# YOUR OBJECTIVE
Write out the listing below in full and exactly, leaving out every picture.
....
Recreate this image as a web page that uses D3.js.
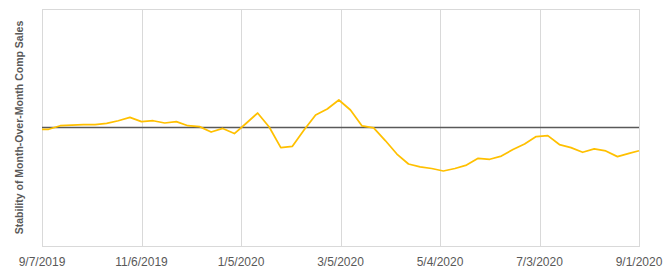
<!DOCTYPE html>
<html>
<head>
<meta charset="utf-8">
<style>
  body { margin: 0; background: #fff; }
  .tick-label { font-family: "Liberation Sans", Arial, sans-serif; font-size: 12px; fill: #595959; }
  .y-title { font-family: "Liberation Sans", Arial, sans-serif; font-size: 10.5px; font-weight: bold; fill: #595959; }
</style>
<script src="https://cdn.jsdelivr.net/npm/d3@7/dist/d3.min.js"></script>
</head>
<body>
<script>
var width = 672
var height = 274

// week dates (first and last are partial periods)
var dates = ["2019-09-07", "2019-09-11", "2019-09-18", "2019-09-25", "2019-10-02", "2019-10-09",
  "2019-10-16", "2019-10-23", "2019-10-30", "2019-11-06", "2019-11-13", "2019-11-20", "2019-11-27",
  "2019-12-04", "2019-12-11", "2019-12-18", "2019-12-25", "2020-01-01", "2020-01-08", "2020-01-15",
  "2020-01-22", "2020-01-29", "2020-02-05", "2020-02-12", "2020-02-19", "2020-02-26", "2020-03-04",
  "2020-03-11", "2020-03-18", "2020-03-25", "2020-04-01", "2020-04-08", "2020-04-15", "2020-04-22",
  "2020-04-29", "2020-05-06", "2020-05-13", "2020-05-20", "2020-05-27", "2020-06-03", "2020-06-10",
  "2020-06-17", "2020-06-24", "2020-07-01", "2020-07-08", "2020-07-15", "2020-07-22", "2020-07-29",
  "2020-08-05", "2020-08-12", "2020-08-19", "2020-08-26", "2020-09-01"]

var stability = [-1.5, -1.5, 1.5, 1.9, 2.4, 2.4, 3.5, 5.7, 8.6, 4.9, 5.7, 3.8, 4.9,
  1.5, 0.7, -3.8, -0.8, -5.1, 3.4, 12.2, 0.4, -17.0, -15.9, -2.1, 10.6, 15.6, 23.2,
  14.8, 1.3, -0.3, -11.0, -22.4, -30.8, -33.3, -34.6, -36.7, -34.6, -31.7, -26.0, -26.8, -24.1,
  -18.6, -13.9, -7.6, -6.9, -14.4, -17.0, -20.9, -18.1, -19.8, -24.6, -21.9, -19.6]

var tickDates = ["2019-09-07", "2019-11-06", "2020-01-05", "2020-03-05", "2020-05-04", "2020-07-03", "2020-09-01"]
var tickLabels = ["9/7/2019", "11/6/2019", "1/5/2020", "3/5/2020", "5/4/2020", "7/3/2020", "9/1/2020"]

var yTitle = "Stability of Month-Over-Month Comp Sales"

var parse = d3.timeParse("%Y-%m-%d")
var margin = { left: 42, right: 33, top: 9, bottom: 28 }

var x = d3.scaleTime()
  .domain([parse(tickDates[0]), parse(tickDates[tickDates.length - 1])])
  .range([margin.left, width - margin.right])

var y = d3.scaleLinear()
  .domain([-100, 100])
  .range([height - margin.bottom, margin.top])

var svg = d3.select("body").append("svg")
  .attr("width", width)
  .attr("height", height)

// vertical gridlines
svg.append("g")
  .selectAll("line")
  .data(tickDates)
  .join("line")
  .attr("x1", d => Math.round(x(parse(d))) + 0.5)
  .attr("x2", d => Math.round(x(parse(d))) + 0.5)
  .attr("y1", margin.top)
  .attr("y2", height - margin.bottom)
  .attr("stroke", "#d9d9d9")
  .attr("stroke-width", 1)

// plot frame
svg.append("rect")
  .attr("x", margin.left + 0.5)
  .attr("y", margin.top + 0.5)
  .attr("width", width - margin.left - margin.right)
  .attr("height", height - margin.top - margin.bottom)
  .attr("fill", "none")
  .attr("stroke", "#d9d9d9")

// zero line
svg.append("line")
  .attr("x1", margin.left)
  .attr("x2", width - margin.right)
  .attr("y1", y(0))
  .attr("y2", y(0))
  .attr("stroke", "#595959")
  .attr("stroke-width", 1.5)

// x tick labels
svg.append("g")
  .selectAll("text")
  .data(tickDates)
  .join("text")
  .attr("class", "tick-label")
  .attr("x", d => x(parse(d)))
  .attr("y", 266)
  .attr("text-anchor", "middle")
  .text((d, i) => tickLabels[i])

// y title
svg.append("text")
  .attr("class", "y-title")
  .attr("transform", "translate(23," + y(0) + ") rotate(-90)")
  .attr("text-anchor", "middle")
  .text(yTitle)

var line = d3.line()
  .x((d, i) => x(parse(dates[i])))
  .y(d => y(d))

svg.append("path")
  .datum(stability)
  .attr("fill", "none")
  .attr("stroke", "#ffc000")
  .attr("stroke-width", 1.75)
  .attr("stroke-linejoin", "round")
  .attr("d", line)
</script>
</body>
</html>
....
# ANSWER FOR THIS EXERCISE
Recreate this image as a web page that uses D3.js.
<!DOCTYPE html>
<html>
<head>
<meta charset="utf-8">
<style>
  body { margin: 0; background: #fff; }
  .tick-label { font-family: "Liberation Sans", Arial, sans-serif; font-size: 12px; fill: #595959; }
  .y-title { font-family: "Liberation Sans", Arial, sans-serif; font-size: 10.5px; font-weight: bold; fill: #595959; }
</style>
<script src="https://cdn.jsdelivr.net/npm/d3@7/dist/d3.min.js"></script>
</head>
<body>
<script>
var width = 672
var height = 274

// week dates (first and last are partial periods)
var dates = ["2019-09-07", "2019-09-11", "2019-09-18", "2019-09-25", "2019-10-02", "2019-10-09",
  "2019-10-16", "2019-10-23", "2019-10-30", "2019-11-06", "2019-11-13", "2019-11-20", "2019-11-27",
  "2019-12-04", "2019-12-11", "2019-12-18", "2019-12-25", "2020-01-01", "2020-01-08", "2020-01-15",
  "2020-01-22", "2020-01-29", "2020-02-05", "2020-02-12", "2020-02-19", "2020-02-26", "2020-03-04",
  "2020-03-11", "2020-03-18", "2020-03-25", "2020-04-01", "2020-04-08", "2020-04-15", "2020-04-22",
  "2020-04-29", "2020-05-06", "2020-05-13", "2020-05-20", "2020-05-27", "2020-06-03", "2020-06-10",
  "2020-06-17", "2020-06-24", "2020-07-01", "2020-07-08", "2020-07-15", "2020-07-22", "2020-07-29",
  "2020-08-05", "2020-08-12", "2020-08-19", "2020-08-26", "2020-09-01"]

var stability = [-1.5, -1.5, 1.5, 1.9, 2.4, 2.4, 3.5, 5.7, 8.6, 4.9, 5.7, 3.8, 4.9,
  1.5, 0.7, -3.8, -0.8, -5.1, 3.4, 12.2, 0.4, -17.0, -15.9, -2.1, 10.6, 15.6, 23.2,
  14.8, 1.3, -0.3, -11.0, -22.4, -30.8, -33.3, -34.6, -36.7, -34.6, -31.7, -26.0, -26.8, -24.1,
  -18.6, -13.9, -7.6, -6.9, -14.4, -17.0, -20.9, -18.1, -19.8, -24.6, -21.9, -19.6]

var tickDates = ["2019-09-07", "2019-11-06", "2020-01-05", "2020-03-05", "2020-05-04", "2020-07-03", "2020-09-01"]
var tickLabels = ["9/7/2019", "11/6/2019", "1/5/2020", "3/5/2020", "5/4/2020", "7/3/2020", "9/1/2020"]

var yTitle = "Stability of Month-Over-Month Comp Sales"

var parse = d3.timeParse("%Y-%m-%d")
var margin = { left: 42, right: 33, top: 9, bottom: 28 }

var x = d3.scaleTime()
  .domain([parse(tickDates[0]), parse(tickDates[tickDates.length - 1])])
  .range([margin.left, width - margin.right])

var y = d3.scaleLinear()
  .domain([-100, 100])
  .range([height - margin.bottom, margin.top])

var svg = d3.select("body").append("svg")
  .attr("width", width)
  .attr("height", height)

// vertical gridlines
svg.append("g")
  .selectAll("line")
  .data(tickDates)
  .join("line")
  .attr("x1", d => Math.round(x(parse(d))) + 0.5)
  .attr("x2", d => Math.round(x(parse(d))) + 0.5)
  .attr("y1", margin.top)
  .attr("y2", height - margin.bottom)
  .attr("stroke", "#d9d9d9")
  .attr("stroke-width", 1)

// plot frame
svg.append("rect")
  .attr("x", margin.left + 0.5)
  .attr("y", margin.top + 0.5)
  .attr("width", width - margin.left - margin.right)
  .attr("height", height - margin.top - margin.bottom)
  .attr("fill", "none")
  .attr("stroke", "#d9d9d9")

// zero line
svg.append("line")
  .attr("x1", margin.left)
  .attr("x2", width - margin.right)
  .attr("y1", y(0))
  .attr("y2", y(0))
  .attr("stroke", "#595959")
  .attr("stroke-width", 1.5)

// x tick labels
svg.append("g")
  .selectAll("text")
  .data(tickDates)
  .join("text")
  .attr("class", "tick-label")
  .attr("x", d => x(parse(d)))
  .attr("y", 266)
  .attr("text-anchor", "middle")
  .text((d, i) => tickLabels[i])

// y title
svg.append("text")
  .attr("class", "y-title")
  .attr("transform", "translate(23," + y(0) + ") rotate(-90)")
  .attr("text-anchor", "middle")
  .text(yTitle)

var line = d3.line()
  .x((d, i) => x(parse(dates[i])))
  .y(d => y(d))

svg.append("path")
  .datum(stability)
  .attr("fill", "none")
  .attr("stroke", "#ffc000")
  .attr("stroke-width", 1.75)
  .attr("stroke-linejoin", "round")
  .attr("d", line)
</script>
</body>
</html>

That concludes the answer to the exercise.